[START OF PROVIDED DATA]

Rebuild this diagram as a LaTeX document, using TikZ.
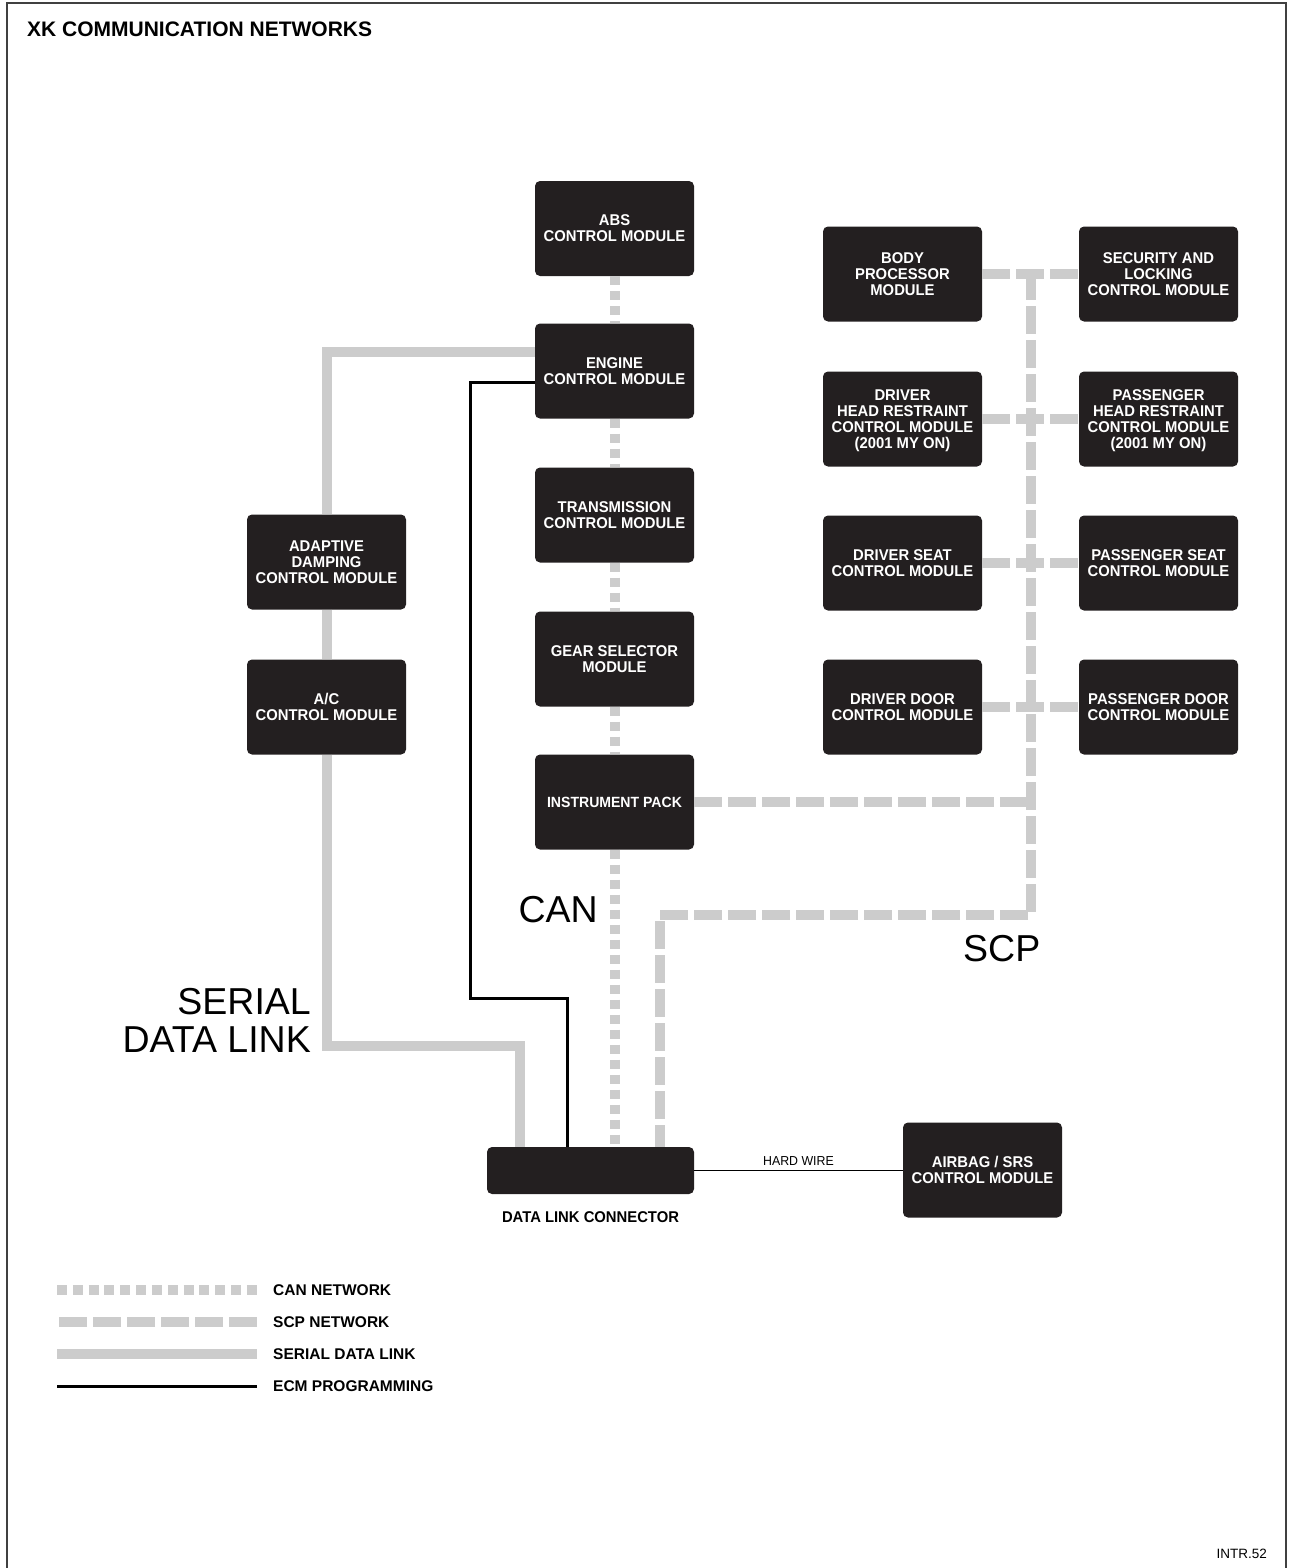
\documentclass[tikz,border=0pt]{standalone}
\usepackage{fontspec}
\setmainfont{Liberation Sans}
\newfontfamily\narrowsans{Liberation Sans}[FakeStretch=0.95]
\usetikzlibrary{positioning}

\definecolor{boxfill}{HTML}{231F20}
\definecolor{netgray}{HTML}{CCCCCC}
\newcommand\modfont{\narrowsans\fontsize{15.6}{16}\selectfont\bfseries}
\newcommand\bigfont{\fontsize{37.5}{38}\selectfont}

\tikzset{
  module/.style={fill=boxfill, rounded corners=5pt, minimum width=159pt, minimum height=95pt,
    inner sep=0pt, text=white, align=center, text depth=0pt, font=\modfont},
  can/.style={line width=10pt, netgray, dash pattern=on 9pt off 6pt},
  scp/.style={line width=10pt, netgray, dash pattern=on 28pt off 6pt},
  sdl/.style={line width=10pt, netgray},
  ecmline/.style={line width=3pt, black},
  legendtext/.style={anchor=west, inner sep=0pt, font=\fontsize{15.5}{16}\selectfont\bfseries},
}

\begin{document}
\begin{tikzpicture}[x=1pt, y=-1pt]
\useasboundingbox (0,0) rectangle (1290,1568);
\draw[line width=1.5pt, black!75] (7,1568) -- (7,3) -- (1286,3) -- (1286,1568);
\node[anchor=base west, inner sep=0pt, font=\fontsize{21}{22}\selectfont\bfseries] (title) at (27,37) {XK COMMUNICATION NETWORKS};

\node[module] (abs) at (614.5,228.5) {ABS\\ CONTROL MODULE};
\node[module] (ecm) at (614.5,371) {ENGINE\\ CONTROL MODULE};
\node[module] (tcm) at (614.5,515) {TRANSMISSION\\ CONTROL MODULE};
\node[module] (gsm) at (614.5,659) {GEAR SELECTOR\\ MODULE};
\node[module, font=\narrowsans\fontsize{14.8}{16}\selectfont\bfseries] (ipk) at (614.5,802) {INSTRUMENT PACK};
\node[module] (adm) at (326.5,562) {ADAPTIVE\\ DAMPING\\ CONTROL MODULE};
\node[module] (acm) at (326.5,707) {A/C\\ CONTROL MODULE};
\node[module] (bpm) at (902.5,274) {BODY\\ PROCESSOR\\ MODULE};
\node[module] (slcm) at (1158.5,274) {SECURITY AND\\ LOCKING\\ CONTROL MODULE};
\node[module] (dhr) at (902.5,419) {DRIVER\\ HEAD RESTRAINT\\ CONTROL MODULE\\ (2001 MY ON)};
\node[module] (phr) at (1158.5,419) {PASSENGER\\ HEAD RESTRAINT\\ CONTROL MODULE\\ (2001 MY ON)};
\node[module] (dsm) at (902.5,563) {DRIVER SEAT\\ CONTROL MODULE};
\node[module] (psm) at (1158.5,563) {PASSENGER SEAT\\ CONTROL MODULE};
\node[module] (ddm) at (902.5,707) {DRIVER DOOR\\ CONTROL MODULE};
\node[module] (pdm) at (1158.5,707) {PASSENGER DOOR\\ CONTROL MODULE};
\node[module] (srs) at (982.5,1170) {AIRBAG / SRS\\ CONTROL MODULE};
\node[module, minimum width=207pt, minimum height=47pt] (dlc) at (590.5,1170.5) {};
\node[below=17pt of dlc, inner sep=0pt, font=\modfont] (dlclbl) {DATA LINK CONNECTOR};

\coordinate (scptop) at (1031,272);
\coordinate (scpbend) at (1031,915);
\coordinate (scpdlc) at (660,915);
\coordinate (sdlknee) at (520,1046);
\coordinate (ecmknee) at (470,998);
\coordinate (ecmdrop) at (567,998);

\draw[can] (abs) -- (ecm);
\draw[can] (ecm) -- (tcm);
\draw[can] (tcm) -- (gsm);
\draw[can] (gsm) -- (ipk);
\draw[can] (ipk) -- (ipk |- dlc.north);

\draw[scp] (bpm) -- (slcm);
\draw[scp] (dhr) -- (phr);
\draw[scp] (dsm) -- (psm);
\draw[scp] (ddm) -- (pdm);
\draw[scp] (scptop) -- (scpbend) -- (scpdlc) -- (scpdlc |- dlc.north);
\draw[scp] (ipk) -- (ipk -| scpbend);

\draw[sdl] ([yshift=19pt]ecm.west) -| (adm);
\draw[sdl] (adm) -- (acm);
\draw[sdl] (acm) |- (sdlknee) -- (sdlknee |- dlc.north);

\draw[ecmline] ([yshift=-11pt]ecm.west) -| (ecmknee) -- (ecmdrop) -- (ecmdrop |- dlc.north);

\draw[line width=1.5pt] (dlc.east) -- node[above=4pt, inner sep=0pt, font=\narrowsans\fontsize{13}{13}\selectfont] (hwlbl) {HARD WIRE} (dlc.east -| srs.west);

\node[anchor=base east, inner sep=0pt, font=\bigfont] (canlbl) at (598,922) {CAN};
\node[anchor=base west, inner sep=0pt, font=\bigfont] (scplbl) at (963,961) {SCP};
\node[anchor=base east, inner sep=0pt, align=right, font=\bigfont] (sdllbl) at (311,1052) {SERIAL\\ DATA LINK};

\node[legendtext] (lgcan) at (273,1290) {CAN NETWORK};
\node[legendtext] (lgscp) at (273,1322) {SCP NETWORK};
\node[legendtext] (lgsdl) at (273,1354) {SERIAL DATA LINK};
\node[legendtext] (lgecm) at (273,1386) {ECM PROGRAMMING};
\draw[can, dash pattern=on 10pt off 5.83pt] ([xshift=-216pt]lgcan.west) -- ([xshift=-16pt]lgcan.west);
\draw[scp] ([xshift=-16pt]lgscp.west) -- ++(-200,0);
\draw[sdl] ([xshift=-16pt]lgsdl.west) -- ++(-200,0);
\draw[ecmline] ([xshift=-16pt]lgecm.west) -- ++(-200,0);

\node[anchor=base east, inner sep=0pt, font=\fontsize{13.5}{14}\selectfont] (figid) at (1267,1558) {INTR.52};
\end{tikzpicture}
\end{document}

[END OF PROVIDED DATA]

#### THE PROBLEM
Working from the lines above, reproduce the material exactly and exclude its pictures.

#### SOLVED EXERCISE
Rebuild this diagram as a LaTeX document, using TikZ.
\documentclass[tikz,border=0pt]{standalone}
\usepackage{fontspec}
\setmainfont{Liberation Sans}
\newfontfamily\narrowsans{Liberation Sans}[FakeStretch=0.95]
\usetikzlibrary{positioning}

\definecolor{boxfill}{HTML}{231F20}
\definecolor{netgray}{HTML}{CCCCCC}
\newcommand\modfont{\narrowsans\fontsize{15.6}{16}\selectfont\bfseries}
\newcommand\bigfont{\fontsize{37.5}{38}\selectfont}

\tikzset{
  module/.style={fill=boxfill, rounded corners=5pt, minimum width=159pt, minimum height=95pt,
    inner sep=0pt, text=white, align=center, text depth=0pt, font=\modfont},
  can/.style={line width=10pt, netgray, dash pattern=on 9pt off 6pt},
  scp/.style={line width=10pt, netgray, dash pattern=on 28pt off 6pt},
  sdl/.style={line width=10pt, netgray},
  ecmline/.style={line width=3pt, black},
  legendtext/.style={anchor=west, inner sep=0pt, font=\fontsize{15.5}{16}\selectfont\bfseries},
}

\begin{document}
\begin{tikzpicture}[x=1pt, y=-1pt]
\useasboundingbox (0,0) rectangle (1290,1568);
\draw[line width=1.5pt, black!75] (7,1568) -- (7,3) -- (1286,3) -- (1286,1568);
\node[anchor=base west, inner sep=0pt, font=\fontsize{21}{22}\selectfont\bfseries] (title) at (27,37) {XK COMMUNICATION NETWORKS};

\node[module] (abs) at (614.5,228.5) {ABS\\ CONTROL MODULE};
\node[module] (ecm) at (614.5,371) {ENGINE\\ CONTROL MODULE};
\node[module] (tcm) at (614.5,515) {TRANSMISSION\\ CONTROL MODULE};
\node[module] (gsm) at (614.5,659) {GEAR SELECTOR\\ MODULE};
\node[module, font=\narrowsans\fontsize{14.8}{16}\selectfont\bfseries] (ipk) at (614.5,802) {INSTRUMENT PACK};
\node[module] (adm) at (326.5,562) {ADAPTIVE\\ DAMPING\\ CONTROL MODULE};
\node[module] (acm) at (326.5,707) {A/C\\ CONTROL MODULE};
\node[module] (bpm) at (902.5,274) {BODY\\ PROCESSOR\\ MODULE};
\node[module] (slcm) at (1158.5,274) {SECURITY AND\\ LOCKING\\ CONTROL MODULE};
\node[module] (dhr) at (902.5,419) {DRIVER\\ HEAD RESTRAINT\\ CONTROL MODULE\\ (2001 MY ON)};
\node[module] (phr) at (1158.5,419) {PASSENGER\\ HEAD RESTRAINT\\ CONTROL MODULE\\ (2001 MY ON)};
\node[module] (dsm) at (902.5,563) {DRIVER SEAT\\ CONTROL MODULE};
\node[module] (psm) at (1158.5,563) {PASSENGER SEAT\\ CONTROL MODULE};
\node[module] (ddm) at (902.5,707) {DRIVER DOOR\\ CONTROL MODULE};
\node[module] (pdm) at (1158.5,707) {PASSENGER DOOR\\ CONTROL MODULE};
\node[module] (srs) at (982.5,1170) {AIRBAG / SRS\\ CONTROL MODULE};
\node[module, minimum width=207pt, minimum height=47pt] (dlc) at (590.5,1170.5) {};
\node[below=17pt of dlc, inner sep=0pt, font=\modfont] (dlclbl) {DATA LINK CONNECTOR};

\coordinate (scptop) at (1031,272);
\coordinate (scpbend) at (1031,915);
\coordinate (scpdlc) at (660,915);
\coordinate (sdlknee) at (520,1046);
\coordinate (ecmknee) at (470,998);
\coordinate (ecmdrop) at (567,998);

\draw[can] (abs) -- (ecm);
\draw[can] (ecm) -- (tcm);
\draw[can] (tcm) -- (gsm);
\draw[can] (gsm) -- (ipk);
\draw[can] (ipk) -- (ipk |- dlc.north);

\draw[scp] (bpm) -- (slcm);
\draw[scp] (dhr) -- (phr);
\draw[scp] (dsm) -- (psm);
\draw[scp] (ddm) -- (pdm);
\draw[scp] (scptop) -- (scpbend) -- (scpdlc) -- (scpdlc |- dlc.north);
\draw[scp] (ipk) -- (ipk -| scpbend);

\draw[sdl] ([yshift=19pt]ecm.west) -| (adm);
\draw[sdl] (adm) -- (acm);
\draw[sdl] (acm) |- (sdlknee) -- (sdlknee |- dlc.north);

\draw[ecmline] ([yshift=-11pt]ecm.west) -| (ecmknee) -- (ecmdrop) -- (ecmdrop |- dlc.north);

\draw[line width=1.5pt] (dlc.east) -- node[above=4pt, inner sep=0pt, font=\narrowsans\fontsize{13}{13}\selectfont] (hwlbl) {HARD WIRE} (dlc.east -| srs.west);

\node[anchor=base east, inner sep=0pt, font=\bigfont] (canlbl) at (598,922) {CAN};
\node[anchor=base west, inner sep=0pt, font=\bigfont] (scplbl) at (963,961) {SCP};
\node[anchor=base east, inner sep=0pt, align=right, font=\bigfont] (sdllbl) at (311,1052) {SERIAL\\ DATA LINK};

\node[legendtext] (lgcan) at (273,1290) {CAN NETWORK};
\node[legendtext] (lgscp) at (273,1322) {SCP NETWORK};
\node[legendtext] (lgsdl) at (273,1354) {SERIAL DATA LINK};
\node[legendtext] (lgecm) at (273,1386) {ECM PROGRAMMING};
\draw[can, dash pattern=on 10pt off 5.83pt] ([xshift=-216pt]lgcan.west) -- ([xshift=-16pt]lgcan.west);
\draw[scp] ([xshift=-16pt]lgscp.west) -- ++(-200,0);
\draw[sdl] ([xshift=-16pt]lgsdl.west) -- ++(-200,0);
\draw[ecmline] ([xshift=-16pt]lgecm.west) -- ++(-200,0);

\node[anchor=base east, inner sep=0pt, font=\fontsize{13.5}{14}\selectfont] (figid) at (1267,1558) {INTR.52};
\end{tikzpicture}
\end{document}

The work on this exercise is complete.